Tools to improve planning for flood emergencies

Work done in the UK on decision support for flood emergency planning has so far been limited. The “Risk to People” method is the most commonly used tool in the UK to assess flood fatalities. However, it is an empirical, generalised model that does not use detailed information on each individual receptor in its “broad scale” estimates of loss of life. To provide a more accurate assessment of loss of life, an agent-based model is required.

Life safety modelling of the 1953 Canvey
Island flood showing the status
of people during the event.

An agent-based model is a computational model that simulates the interactions of autonomous agents to assess the overall system, in this case a flood incident. It can model the simultaneous operations of multiple agents (in this case people and vehicles) with the flood wave, to re-create and predict the actions of complex phenomena such as those that occur in flood emergency.
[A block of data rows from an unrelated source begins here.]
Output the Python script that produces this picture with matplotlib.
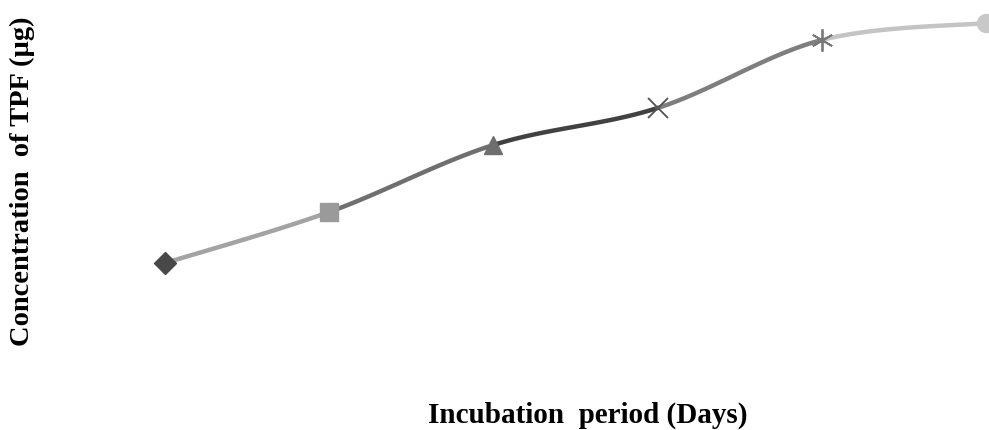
import numpy as np
import matplotlib
matplotlib.use("Agg")
import matplotlib.pyplot as plt

# data (y axis has no ticks, arbitrary units)
days = [1, 2, 3, 4, 5, 6]
tpf = [167, 218, 285, 322, 390, 407]
markers = ["D", "s", "^", "x", "*", "o"]
point_colors = ["#484848", "#9a9a9a", "#6e6e6e", "#505050", "#777777", "#c8c8c8"]
seg_colors = ["#a3a3a3", "#6f6f6f", "#414141", "#7e7e7e", "#c4c4c4"]


def smooth_segment(i, n=40):
    # Excel-style smoothed line: Bezier with Catmull-Rom control points
    p = np.column_stack([days, tpf]).astype(float)
    p0 = p[max(i - 1, 0)]
    p1 = p[i]
    p2 = p[i + 1]
    p3 = p[min(i + 2, len(p) - 1)]
    c1 = p1 + (p2 - p0) / 6.0
    c2 = p2 - (p3 - p1) / 6.0
    t = np.linspace(0, 1, n)[:, None]
    b = ((1 - t) ** 3) * p1 + 3 * ((1 - t) ** 2) * t * c1 + 3 * (1 - t) * t ** 2 * c2 + t ** 3 * p2
    return b[:, 0], b[:, 1]


fig = plt.figure(figsize=(9.89, 4.31), dpi=100)
ax = fig.add_axes([0, 0, 1, 1])
ax.set_xlim(1 - 165 / 164.2, 6 + 3 / 164.2)
ax.set_ylim(0, 431)
ax.axis("off")

for i in range(len(days) - 1):
    xs, ys = smooth_segment(i)
    ax.plot(xs, ys, color=seg_colors[i], lw=3.2, solid_capstyle="round", zorder=2)

for x, y, m, c in zip(days, tpf, markers, point_colors):
    if m == "x":
        ax.plot(x, y, marker=m, ms=14, mew=1.3, color=c, zorder=3)
    elif m == "*":
        ax.plot(x, y, marker=(6, 2, 0), ms=16, mew=1.3, color=c, zorder=3)
    else:
        ms = {"D": 11, "s": 13, "^": 13, "o": 13}[m]
        ax.plot(x, y, marker=m, ms=ms, color=c, mec=c, zorder=3)

serif = ["Liberation Serif", "DejaVu Serif"]
fig.text(588 / 989, 1 - 415 / 431, "Incubation  period (Days)", ha="center", va="center",
         fontsize=21, fontweight="bold", family=serif)
fig.text(22 / 989, 1 - 181 / 431, "Concentration  of TPF (\u00b5g)", ha="center", va="center",
         rotation=90, fontsize=20.5, fontweight="bold", family=serif)

fig.savefig("out.png", dpi=100)
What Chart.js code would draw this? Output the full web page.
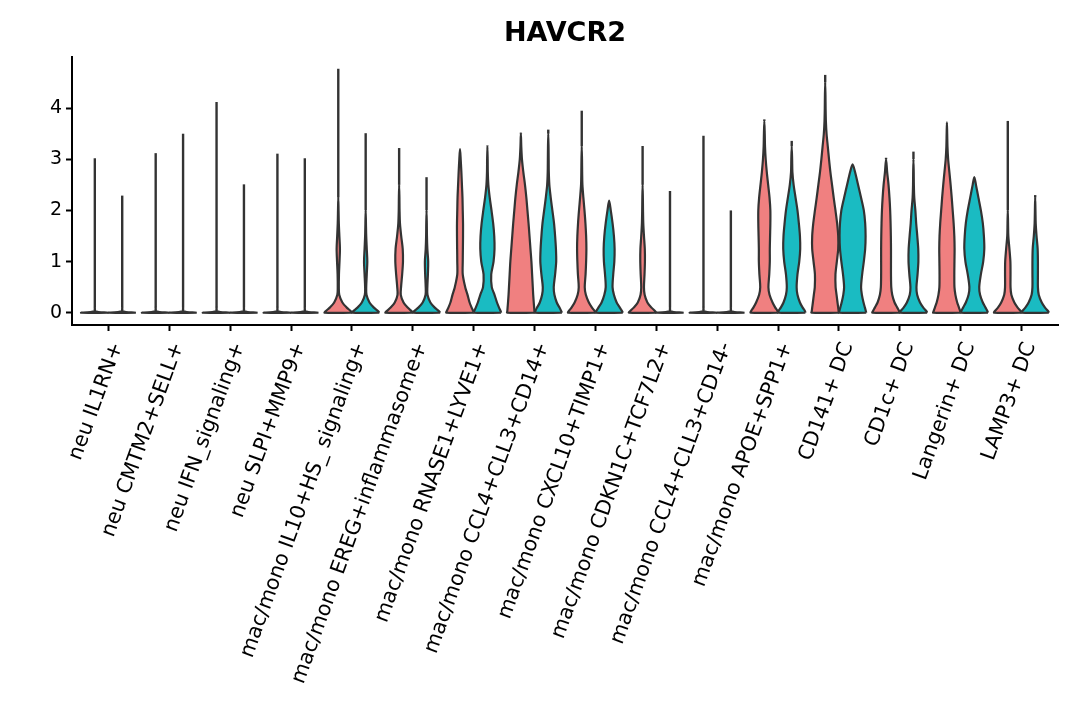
<!DOCTYPE html>
<html>
<head>
<meta charset="utf-8">
<title>HAVCR2</title>
<script src="https://cdn.jsdelivr.net/npm/chart.js@4.4.1/dist/chart.umd.min.js"></script>
<style>
  html, body { margin: 0; padding: 0; background: #fff; }
  #wrap { width: 1080px; height: 720px; position: relative; }
</style>
</head>
<body>
<div id="wrap"><canvas id="chart"></canvas></div>
<script>
/* ============================================================
   HAVCR2 split violin plot — two groups per cell type
   ============================================================ */

// ---- Categories (x axis) ------------------------------------
var categories = [
  'neu IL1RN+',
  'neu CMTM2+SELL+',
  'neu IFN_signaling+',
  'neu SLPI+MMP9+',
  'mac/mono IL10+HS_ signaling+',
  'mac/mono EREG+inflammasome+',
  'mac/mono RNASE1+LYVE1+',
  'mac/mono CCL4+CLL3+CD14+',
  'mac/mono CXCL10+TIMP1+',
  'mac/mono CDKN1C+TCF7L2+',
  'mac/mono CCL4+CLL3+CD14-',
  'mac/mono APOE+SPP1+',
  'CD141+ DC',
  'CD1c+ DC',
  'Langerin+ DC',
  'LAMP3+ DC'
];

var groups = ['group 1', 'group 2'];

// ---- Y axis ticks -------------------------------------------
var yTicks = [0, 1, 2, 3, 4];

// ---- Expression levels at which violin widths are read ------
var yGrid = [0, 0.03, 0.1, 0.2, 0.35, 0.5, 0.75, 1, 1.25, 1.5, 1.75, 2,
  2.25, 2.5, 2.75, 3, 3.25, 3.5, 3.75, 4, 4.25, 4.5];

// ---- Highest expression per violin (top of the tail) --------
var redMax = [3.02, 3.12, 4.12, 3.11, 4.77, 3.22, 3.20, 3.52,
  3.95, 3.26, 3.46, 3.78, 4.65, 3.03, 3.72, 3.75];
var tealMax = [2.29, 3.50, 2.51, 3.02, 3.51, 2.65, 3.27, 3.58,
  2.19, 2.38, 2.00, 3.36, 2.90, 3.15, 2.65, 2.30];

// ---- Relative density (1 = widest) at each yGrid level ------
// the body closes at the next grid level; above it only the tail
var redWidth = [
  [1, 0.02],
  [1, 0.02],
  [1, 0.02],
  [1, 0.02],
  [1, 0.92, 0.62, 0.3, 0.07, 0.04, 0.05, 0.09, 0.12, 0.08, 0.04, 0.02],
  [1, 0.92, 0.62, 0.32, 0.12, 0.14, 0.22, 0.28, 0.26, 0.15, 0.06, 0.03, 0.02],
  [1, 0.97, 0.85, 0.7, 0.55, 0.38, 0.2, 0.2, 0.21, 0.22, 0.22, 0.2, 0.18, 0.14, 0.1, 0.05],
  [1, 0.99, 0.97, 0.94, 0.9, 0.87, 0.82, 0.77, 0.7, 0.63, 0.56, 0.48, 0.4, 0.3, 0.18, 0.08, 0.03],
  [1, 0.95, 0.75, 0.52, 0.3, 0.22, 0.28, 0.32, 0.34, 0.32, 0.27, 0.2, 0.12, 0.05, 0.03, 0.02],
  [1, 0.92, 0.65, 0.35, 0.15, 0.1, 0.14, 0.17, 0.16, 0.1, 0.05, 0.03, 0.02],
  [1, 0.02],
  [1, 0.97, 0.8, 0.6, 0.38, 0.3, 0.36, 0.4, 0.4, 0.42, 0.44, 0.44, 0.38, 0.28, 0.18, 0.1, 0.05, 0.03],
  [1, 0.98, 0.95, 0.9, 0.83, 0.76, 0.75, 0.85, 0.95, 0.95, 0.87, 0.75, 0.62, 0.5, 0.38, 0.28, 0.19, 0.1, 0.05, 0.03, 0.02],
  [1, 0.96, 0.82, 0.62, 0.45, 0.38, 0.36, 0.36, 0.36, 0.35, 0.33, 0.3, 0.25, 0.18, 0.08],
  [1, 0.97, 0.88, 0.75, 0.62, 0.55, 0.54, 0.55, 0.56, 0.54, 0.49, 0.42, 0.35, 0.27, 0.18, 0.09, 0.04, 0.02],
  [1, 0.95, 0.72, 0.48, 0.26, 0.2, 0.2, 0.19, 0.12, 0.04, 0.02]
];
var tealWidth = [
  [1, 0.02],
  [1, 0.02],
  [1, 0.02],
  [1, 0.02],
  [1, 0.92, 0.6, 0.28, 0.06, 0.04, 0.08, 0.12, 0.08, 0.04, 0.02],
  [1, 0.92, 0.6, 0.28, 0.07, 0.06, 0.1, 0.12, 0.06, 0.03, 0.02],
  [1, 0.97, 0.85, 0.7, 0.52, 0.32, 0.28, 0.45, 0.52, 0.5, 0.42, 0.3, 0.17, 0.07, 0.03, 0.02],
  [1, 0.95, 0.82, 0.62, 0.45, 0.4, 0.5, 0.58, 0.56, 0.5, 0.42, 0.3, 0.18, 0.08, 0.04, 0.03, 0.02],
  [1, 0.95, 0.78, 0.55, 0.35, 0.25, 0.3, 0.38, 0.4, 0.35, 0.25, 0.12],
  [1, 0.02],
  [1, 0.02],
  [1, 0.97, 0.8, 0.6, 0.42, 0.36, 0.42, 0.55, 0.62, 0.6, 0.52, 0.42, 0.28, 0.14, 0.05, 0.03],
  [1, 0.97, 0.9, 0.8, 0.68, 0.62, 0.7, 0.82, 0.92, 0.95, 0.92, 0.82, 0.62, 0.4, 0.18],
  [1, 0.95, 0.72, 0.48, 0.27, 0.22, 0.3, 0.36, 0.35, 0.28, 0.2, 0.14, 0.06, 0.03, 0.02],
  [1, 0.96, 0.82, 0.62, 0.42, 0.36, 0.48, 0.65, 0.73, 0.7, 0.62, 0.48, 0.3, 0.12],
  [1, 0.95, 0.72, 0.48, 0.26, 0.2, 0.2, 0.2, 0.18, 0.1, 0.04, 0.02]
];

(function () {
  'use strict';

  var FONT = "'DejaVu Sans', 'Noto Sans', sans-serif";
  var RED = 'rgb(240, 128, 128)';
  var TEAL = 'rgb(26, 187, 194)';
  var OUTLINE = '#333333';

  // half of one violin's widest span, in category units
  var HALF = 0.225;

  // ---- Apex of the body: next grid level, capped at the max --
  function apexOf(widths, top) {
    var next = yGrid[widths.length];
    return (next === undefined || next > top) ? top : next;
  }

  // ---- Outline of one violin body as a closed polygon --------
  function violinPoints(center, widths, top) {
    var right = [];
    var left = [];
    var k;
    for (k = 0; k < widths.length; k++) {
      right.push({ x: center + widths[k] * HALF, y: yGrid[k] });
    }
    right.push({ x: center, y: apexOf(widths, top) });
    for (k = widths.length - 1; k >= 0; k--) {
      left.push({ x: center - widths[k] * HALF, y: yGrid[k] });
    }
    return right.concat(left, [right[0]]);
  }

  function bodyDataset(label, points, color) {
    return {
      label: label,
      data: points,
      showLine: true,
      fill: 'shape',
      backgroundColor: color,
      borderColor: OUTLINE,
      borderWidth: 2.2,
      borderJoinStyle: 'round',
      pointRadius: 0,
      tension: 0.3
    };
  }

  // ---- Thin tail from the body apex up to the max value ------
  function tailDataset(label, center, widths, top) {
    return {
      label: label,
      data: [{ x: center, y: apexOf(widths, top) }, { x: center, y: top }],
      showLine: true,
      fill: false,
      borderColor: OUTLINE,
      borderWidth: 2.4,
      borderCapStyle: 'butt',
      pointRadius: 0
    };
  }

  var datasets = [];
  for (var i = 0; i < categories.length; i++) {
    var pos = i + 1;
    var cRed = pos - HALF;
    var cTeal = pos + HALF;
    datasets.push(bodyDataset(groups[0], violinPoints(cRed, redWidth[i], redMax[i]), RED));
    datasets.push(tailDataset(groups[0], cRed, redWidth[i], redMax[i]));
    datasets.push(bodyDataset(groups[1], violinPoints(cTeal, tealWidth[i], tealMax[i]), TEAL));
    datasets.push(tailDataset(groups[1], cTeal, tealWidth[i], tealMax[i]));
  }

  Chart.defaults.font.family = FONT;
  Chart.defaults.color = '#000';

  var ctx = document.getElementById('chart').getContext('2d');
  new Chart(ctx, {
    type: 'scatter',
    data: { datasets: datasets },
    options: {
      responsive: true,
      maintainAspectRatio: false,
      devicePixelRatio: 1,
      animation: false,
      events: [],
      layout: { padding: { left: 0, right: 22, top: 0, bottom: 0 } },
      plugins: {
        legend: { display: false },
        tooltip: { enabled: false },
        title: {
          display: true,
          text: 'HAVCR2',
          fullSize: false,
          color: '#000',
          font: { family: FONT, size: 27, weight: 'bold' },
          padding: { top: 18, bottom: 6.6 }
        }
      },
      scales: {
        x: {
          type: 'linear',
          min: 0.4,
          max: categories.length + 0.6,
          afterBuildTicks: function (axis) {
            axis.ticks = categories.map(function (c, idx) { return { value: idx + 1 }; });
          },
          afterFit: function (axis) {
            axis.height = 395;
            axis.paddingLeft = 0;
            axis.paddingRight = 0;
          },
          grid: {
            drawOnChartArea: false,
            drawTicks: true,
            tickLength: 6,
            tickWidth: 2,
            tickColor: '#000'
          },
          border: { display: true, color: '#000', width: 2 },
          ticks: {
            autoSkip: false,
            minRotation: 70,
            maxRotation: 70,
            padding: 8,
            labelOffset: 9,
            color: '#000',
            font: { family: FONT, size: 20.7 },
            callback: function (value) { return categories[value - 1]; }
          }
        },
        y: {
          type: 'linear',
          min: -0.24,
          max: 5.0,
          afterBuildTicks: function (axis) {
            axis.ticks = yTicks.map(function (v) { return { value: v }; });
          },
          afterFit: function (axis) {
            axis.width = 72;
            axis.paddingTop = 0;
            axis.paddingBottom = 0;
          },
          grid: {
            drawOnChartArea: false,
            drawTicks: true,
            tickLength: 6,
            tickWidth: 2,
            tickColor: '#000'
          },
          border: { display: true, color: '#000', width: 2 },
          ticks: {
            padding: 4,
            color: '#000',
            font: { family: FONT, size: 19 }
          }
        }
      }
    }
  });
})();
</script>
</body>
</html>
HR Wallingford has been piloting a prototype, agent-based Life Safety Model (LSM). The LSM models individual receptors (e.g. people, buildings and cars) and their dynamic interaction with the floodwater. It is currently the only emergency planning model for floods currently available that allows this important interaction to take place. The LSM estimates deaths from drowning, exhaustion, building collapse and from vehicles being swept away, as well as individuals’ evacuation times to reach safety.

The LSM offers a scientifically robust method of assessing residual risk to life in areas at risk of flooding and from dam breaks. The algorithms used in the life safety simulator are based on the latest research results. Importantly, the LSM allows comparison of different emergency management strategies (e.g. use of shelters, improved warnings, changes to escape routes) that can assist in reducing the loss of life during future floods. Local authorities’ emergency plans for floods often do not identify evacuation routes and safe havens. The LSM is a tool that can help emergency planners both improve their plans and carry out simulation exercises with the blue light services.

The LSM has been validated against historical data from the Canvey Island flood in 1953, during which 58 people lost their lives, and was found to give accurate estimates of what actually occurred during this disaster. Over the next 24 months HR Wallingford will be further developing the LSM both to improve its user-friendliness and its functionality via the introduction of improved modelling methods such as random walk models for pedestrians.